Les mythes sont tenaces. Les réalités ne sont pas pour autant très roses. Derrière le désormais « club des 27 », du nom de ces rock-stars fauchées l’année de leur 27 ans (Kurt Cobain, Amy Winehouse, Brian Jones, Jimi Hendrix, Janis Joplin, Jim Morrison), il n’y a que des sorties de route tragiques : Jimi Hendrix ? Asphyxié à la suite d’une overdose. Kurt Cobain ? Suicide par balle. Janis Joplin ? Surdose d’héroïne. Amy Winehouse ? Tombée sur le champ de l’alcool.

L’alcool ? Le cercueil de Gainsbourg (« le seul génie qui ressemble à une poubelle », disait de lui Desproges), de Reggiani, de Leprest, de Philippe Léotard, de Renaud et de tant d’autres.

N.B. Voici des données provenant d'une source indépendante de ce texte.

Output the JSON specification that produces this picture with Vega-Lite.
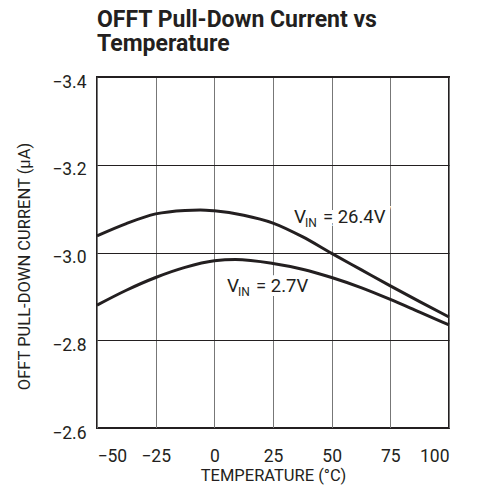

L’alcool, pour le meilleur et pour le pire. S’il a souvent repris sur scène les divins mots de Baudelaire (« Enivrez-vous. Tout est là. C’est l’unique question »), Reggiani n’en était pas moins un artiste détruit par l’alcool. En 1995, le grandiose interprète de « Madame Nostalgie » se fendait d’un opus, Dernier courrier avant la nuit, dans lequel il s’adressait, précisément, à l’alcool : « Le salaud qui mérite une lettre, c’est toi, saloperie d’alcool. Tu repousses la déprime, mais le réveil n’en est que plus douloureux. Pas à cause de la gueule de bois, mais parce que la chute est terrible. Il faudrait rester imbibé d’alcool en permanence, pour ne jamais revenir à la réalité. Alors, la mort serait vite au rendez-vous. » No comment.